Di Donato was looking up from a large transparent tube filled with an unknown gas he was trying to identify by applying the physical theories he had learned from a lecture earlier in the week.

"We never get this sort of lesson in Italy," he said. "Classes are really abstract there. But here we can actually see what we are studying."

Galbiati said the lab work, which like most Princeton science instruction is oriented toward problem solving rather than rote memorization, would serve students well no matter what they choose to do in the future. 

Nenna, Gustavino and De Angelis

"We're not necessarily trying to turn everybody into physicists -- they are still young enough that they should be looking around," he said. "But they can take the lessons they are learning today with gases, for example, and then apply it to different curricula. It's going to help them in a number of fields, like medicine, biology or engineering."

While Martina Tacconelli is still exploring her options for the future, her lab partner, Alessandra Brancone, has already been bitten by the physics bug.

"Physics is the only thing that can explain all of nature, so I really like learning about it," said Brancone, who has already developed a fascination with relativity. "I'm still amazed that something that takes three seconds for me could take a whole minute for someone else traveling at a different speed. I learned that here for the first time."

Experiences like Brancone's are not uncommon, and the regional university in Abruzzo has seen several summer school alumni enter as science majors.

"We have some feedback on some of our former students who are now at the University of L'Aquila," Galbiati said. "A professor there who I'm working with on a dark matter project has some new students that are planning to join him because they came to our summer school.

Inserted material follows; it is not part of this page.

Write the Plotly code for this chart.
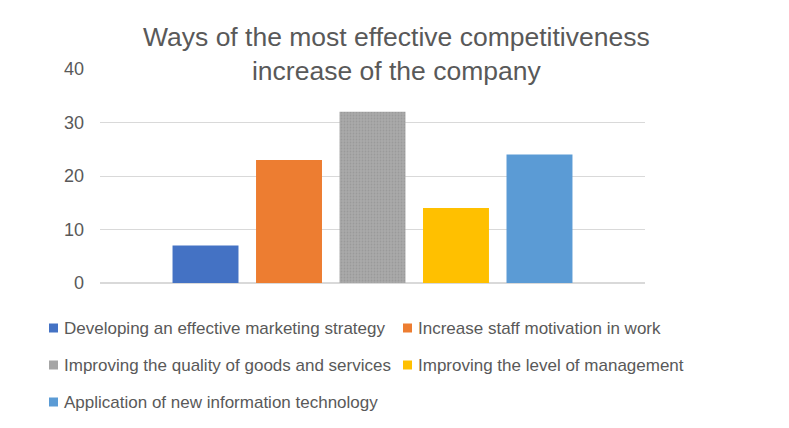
import plotly.graph_objects as go

categories = ["Developing an effective marketing strategy",
              "Increase staff motivation in work",
              "Improving the quality of goods and services",
              "Improving the level of management",
              "Application of new information technology"]
values = [7, 23, 32, 14, 24]
colors = ["#4472C4", "#ED7D31", "#A5A5A5", "#FFC000", "#5B9BD5"]
y_ticks = [0, 10, 20, 30, 40]

# page body adds an 8px offset, so the figure is a bit smaller than the window
OFF = 8
W, H = 789 - OFF, 428 - OFF
L, R, T, B = 100 - OFF, 144, 69 - OFF, 145
pw, ph = W - L - R, H - T - B

def px_x(x):
    return (x - OFF - L) / pw

def px_y(y):
    return (H - B - (y - OFF)) / ph

fig = go.Figure()
for name, v, c in zip(categories, values, colors):
    marker = dict(color=c, line=dict(width=0))
    if c == "#A5A5A5":
        marker["pattern"] = dict(shape=".", fgcolor="#8C8C8C", bgcolor="#A9A9A9",
                                 size=3, solidity=0.3)
    fig.add_trace(go.Bar(x=["all"], y=[v], name=name, marker=marker))

# legend drawn as text, laid out like the original two-column block
font = "Liberation Sans"
rows = [(0, 0), (0, 1), (1, 0), (1, 1), (2, 0)]
for (r, col), name, c in zip(rows, categories, colors):
    cy = 328 + 37 * r
    mx = 49 + 354 * col
    fig.add_shape(type="rect", xref="paper", yref="paper",
                  x0=px_x(mx), x1=px_x(mx + 9), y0=px_y(cy + 4.5), y1=px_y(cy - 4.5),
                  fillcolor=c, line=dict(width=0))
    fig.add_annotation(text=name, xref="paper", yref="paper", x=px_x(mx + 13), y=px_y(cy),
                       xanchor="left", yanchor="middle", showarrow=False,
                       font=dict(family=font, size=17, color="#595959"))

fig.add_annotation(text="Ways of the most effective competitiveness<br>increase of the company",
                   xref="paper", yref="paper", x=px_x(396), y=px_y(54), xanchor="center",
                   yanchor="middle", showarrow=False, align="center",
                   font=dict(family=font, size=26.5, color="#595959"))

fig.update_layout(
    width=W, height=H, margin=dict(l=L, r=R, t=T, b=B),
    paper_bgcolor="white", plot_bgcolor="white",
    barmode="group", bargap=0.234, bargroupgap=0.21,
    showlegend=False,
    xaxis=dict(showticklabels=False, showgrid=False, zeroline=False, showline=False, ticks=""),
    yaxis=dict(range=[0, 40], tickvals=y_ticks, showgrid=True, gridcolor="#D9D9D9",
               gridwidth=1, zeroline=True, zerolinecolor="#D9D9D9", showline=False,
               ticks="", ticklabelstandoff=15,
               tickfont=dict(family=font, size=18, color="#595959")),
)

fig.write_html("out.html")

That was their first exposure to the research conducted at the Gran Sasso lab."

The interaction between the students and the scientists working in Italy has had the added benefit of increasing understanding of the experiment going on at the Gran Sasso lab among members of the local communities. A research group led by Calaprice is conducting a major international particle physics experiment there involving the search for neutrinos.

"The school has had a major impact on how the lab is perceived in the surrounding region," said Galbiati, who also is working on the project. "People were not aware of what was going on because they just saw this big steel door. Now that the students are traveling back and forth every summer, the local population is very supportive of both the experiment and the educational opportunity we're providing."

The director of the Gran Sasso lab, Eugenio Coccia, agreed that the program was a valuable resource to the local communities.

"I came to Princeton last January with the governor of Abruzzo, who was so impressed that the region is now contributing about half the cost of transporting and boarding the students," Coccia said. "People are beginning to understand the value of this kind of educational program."

The greatest value was for the students themselves, he said.

"They come back to Italy really enthusiastic from the experience," said Coccia, who taught at the school himself this summer. "It opens their minds to what a university campus can be. It lets them meet their American colleagues, hear talks from scientific celebrities and have the opportunity to play baseball. And the main result is most of them will choose a scientific degree at the university."